▶ **DO THIS**:
Reproduce nothing but the lines from the start of the material through the line that includes "plt.rcParams['mathtext.bf'] = 'Lato:bold'", both ends included, and omit every picture.

▶ **RECORDED DATA**:

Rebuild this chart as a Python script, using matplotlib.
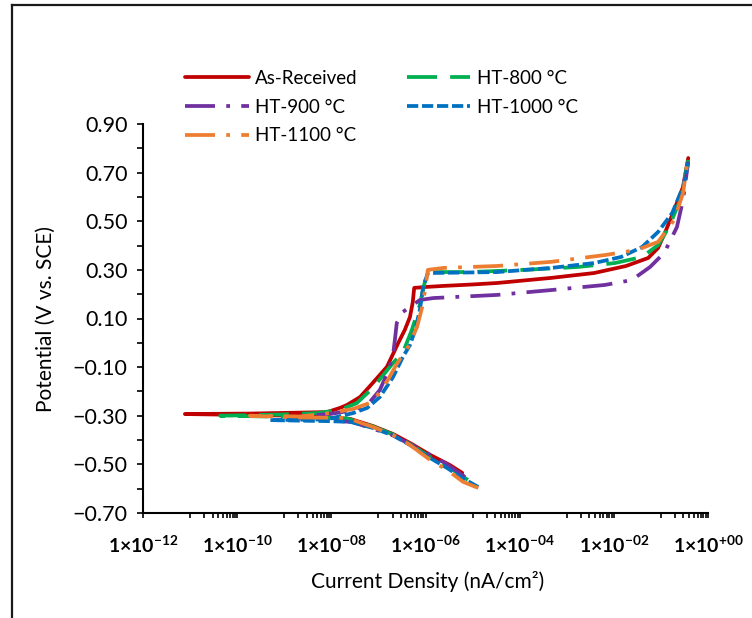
import numpy as np
import matplotlib
matplotlib.use("Agg")
import matplotlib.pyplot as plt
from matplotlib.lines import Line2D
from matplotlib.ticker import FixedLocator, FuncFormatter

plt.rcParams['font.family'] = ['Lato', 'DejaVu Sans']
plt.rcParams['mathtext.fontset'] = 'custom'
plt.rcParams['mathtext.rm'] = 'Lato'
plt.rcParams['mathtext.bf'] = 'Lato:bold'

# log10 of current density and potential (V vs SCE), cathodic end -> Ecorr -> anodic end
as_received_logi = [-5.22, -5.48, -5.90, -6.33, -6.69, -7.12, -7.60, -8.67, -11.11,
                    -9.73, -8.09, -7.82, -7.67, -7.39, -7.12, -6.82, -6.65, -6.58, -6.44,
                    -6.33, -6.27, -6.24, -5.97, -5.62, -5.00, -4.48, -3.33, -2.42, -1.74,
                    -1.27, -1.06, -0.89, -0.72, -0.53, -0.42]
as_received_v = [-0.535, -0.503, -0.461, -0.412, -0.375, -0.342, -0.313, -0.300, -0.293,
                 -0.291, -0.285, -0.268, -0.256, -0.223, -0.165, -0.099, -0.030, -0.001, 0.053,
                 0.106, 0.168, 0.226, 0.230, 0.234, 0.240, 0.246, 0.267, 0.287, 0.316,
                 0.349, 0.390, 0.464, 0.546, 0.641, 0.760]

ht800_logi = [-5.10, -5.48, -5.90, -6.33, -6.69, -7.12, -7.67, -8.67, -10.36,
              -9.09, -8.30, -7.82, -7.46, -7.12, -6.69, -6.48, -6.29, -6.12, -6.03, -5.95,
              -5.05, -3.91, -2.76, -1.98, -1.40, -1.06, -0.83, -0.59, -0.42]
ht800_v = [-0.564, -0.515, -0.470, -0.416, -0.377, -0.344, -0.311, -0.305, -0.300,
           -0.295, -0.289, -0.276, -0.248, -0.186, -0.083, -0.040, 0.053, 0.156, 0.238, 0.291,
           0.291, 0.300, 0.312, 0.328, 0.353, 0.402, 0.476, 0.588, 0.752]

ht900_logi = [-5.16, -5.59, -6.01, -6.33, -6.69, -7.24, -7.54, -8.67, -8.98,
              -8.03, -7.50, -7.18, -6.97, -6.80, -6.69, -6.65, -6.61, -6.48, -6.27, -6.12,
              -5.84, -4.48, -3.33, -2.19, -1.62, -1.23, -0.93, -0.66, -0.53, -0.42]
ht900_v = [-0.552, -0.494, -0.449, -0.418, -0.380, -0.346, -0.326, -0.310, -0.305,
           -0.293, -0.276, -0.243, -0.194, -0.120, -0.050, 0.012, 0.082, 0.127, 0.156, 0.176,
           0.184, 0.197, 0.217, 0.238, 0.258, 0.312, 0.370, 0.476, 0.588, 0.745]

ht1000_logi = [-4.88, -5.22, -5.54, -5.90, -6.33, -6.69, -7.12, -7.60, -8.09, -9.30,
               -8.09, -7.54, -7.24, -6.97, -6.69, -6.48, -6.33, -6.22, -6.12, -6.05, -5.95,
               -4.48, -3.33, -2.42, -1.85, -1.40, -1.06, -0.76, -0.53, -0.42]
ht1000_v = [-0.593, -0.556, -0.515, -0.474, -0.420, -0.381, -0.350, -0.325, -0.322, -0.318,
            -0.315, -0.289, -0.268, -0.223, -0.141, -0.058, -0.009, 0.053, 0.135, 0.230, 0.287,
            0.291, 0.308, 0.328, 0.353, 0.394, 0.456, 0.534, 0.641, 0.740]

ht1100_logi = [-4.88, -5.20, -5.54, -5.90, -6.33, -6.69, -7.12, -7.67, -8.67, -9.73,
               -8.67, -8.03, -7.54, -7.12, -6.80, -6.61, -6.37, -6.18, -6.07, -6.01, -5.95,
               -5.62, -4.48, -3.33, -2.19, -1.51, -1.06, -0.72, -0.53, -0.42]
ht1100_v = [-0.597, -0.572, -0.523, -0.482, -0.420, -0.379, -0.346, -0.309, -0.307, -0.300,
            -0.303, -0.289, -0.272, -0.243, -0.153, -0.087, -0.017, 0.065, 0.147, 0.217, 0.300,
            0.308, 0.316, 0.333, 0.361, 0.382, 0.415, 0.505, 0.616, 0.765]

x_ticks = [1e-12, 1e-10, 1e-8, 1e-6, 1e-4, 1e-2, 1e0]
x_tick_labels = ['-12', '-10', '-08', '-06', '-04', '-02', '+00']
y_ticks = [-0.70, -0.50, -0.30, -0.10, 0.10, 0.30, 0.50, 0.70, 0.90]

series = [
    ('As-Received', as_received_logi, as_received_v, '#C00000', '-'),
    ('HT-800 °C', ht800_logi, ht800_v, '#00B050', (0, (8, 3.5))),
    ('HT-900 °C', ht900_logi, ht900_v, '#7030A0', (0, (8, 3, 1, 3))),
    ('HT-1000 °C', ht1000_logi, ht1000_v, '#0070C0', (0, (3, 1))),
    ('HT-1100 °C', ht1100_logi, ht1100_v, '#ED7D31', (0, (8, 3, 1, 3))),
]

fig = plt.figure(figsize=(7.52, 6.18), dpi=100)
ax = fig.add_axes([143 / 752, 1 - 513 / 618, 565 / 752, 389 / 618])

handles = {}
for name, logi, v, color, ls in series:
    line, = ax.plot(10 ** np.array(logi), v, color=color, linestyle=ls, lw=2.7,
                    solid_capstyle='round', solid_joinstyle='round')
    handles[name] = line

ax.set_xscale('log')
ax.set_xlim(1e-12, 1e0)
ax.set_ylim(-0.70, 0.90)

ax.xaxis.set_major_locator(FixedLocator(x_ticks))
ax.xaxis.set_major_formatter(FuncFormatter(
    lambda val, pos: r'$\mathbf{1{\times}10^{%s}}$' % x_tick_labels[pos] if pos is not None and pos < len(x_tick_labels) else ''))
minor = [m * 10.0 ** d for d in range(-11, 0, 2) for m in range(1, 10)]
ax.xaxis.set_minor_locator(FixedLocator(minor))
ax.xaxis.set_minor_formatter(FuncFormatter(lambda val, pos: ''))

ax.yaxis.set_major_locator(FixedLocator(y_ticks))
ax.yaxis.set_minor_locator(FixedLocator(np.arange(-0.6, 0.9, 0.2)))
ax.yaxis.set_major_formatter(FuncFormatter(lambda val, pos: f'{val:.2f}'.replace('-', '\u2212')))

ax.tick_params(axis='x', which='both', direction='out', length=3.5, width=1.2, pad=12,
               labelsize=14, colors='#000000')
ax.tick_params(axis='y', which='both', direction='out', length=4, width=1.2, pad=7,
               labelsize=15.5)
for s in ['top', 'right']:
    ax.spines[s].set_visible(False)
for s in ['left', 'bottom']:
    ax.spines[s].set_linewidth(1.5)

ax.set_ylabel('Potential (V vs. SCE)', fontsize=15)
ax.yaxis.set_label_coords(-0.155, 0.5)
ax.set_xlabel('Current Density (nA/cm²)', fontsize=15)
ax.xaxis.set_label_coords(0.504, -0.148)

order = ['As-Received', 'HT-900 °C', 'HT-1100 °C', 'HT-800 °C', 'HT-1000 °C']
fig.legend([handles[k] for k in order], order, loc='upper left',
           bbox_to_anchor=(185 / 752, 1 - 70 / 618), ncol=2, frameon=False,
           fontsize=13.5, handlelength=3.4, handletextpad=0.35, columnspacing=2.6,
           labelspacing=0.62, borderpad=0, borderaxespad=0)

# outer frame (partly cut by the image edge)
fig.add_artist(Line2D([12 / 752, 12 / 752], [0, 1 - 5 / 618], transform=fig.transFigure,
                      color='#1a1a1a', lw=1.6))
fig.add_artist(Line2D([12 / 752, 1], [1 - 5 / 618, 1 - 5 / 618], transform=fig.transFigure,
                      color='#1a1a1a', lw=1.6))

fig.savefig('out.png', dpi=100)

▶ **SOLUTION**:
Rebuild this chart as a Python script, using matplotlib.
import numpy as np
import matplotlib
matplotlib.use("Agg")
import matplotlib.pyplot as plt
from matplotlib.lines import Line2D
from matplotlib.ticker import FixedLocator, FuncFormatter

plt.rcParams['font.family'] = ['Lato', 'DejaVu Sans']
plt.rcParams['mathtext.fontset'] = 'custom'
plt.rcParams['mathtext.rm'] = 'Lato'
plt.rcParams['mathtext.bf'] = 'Lato:bold'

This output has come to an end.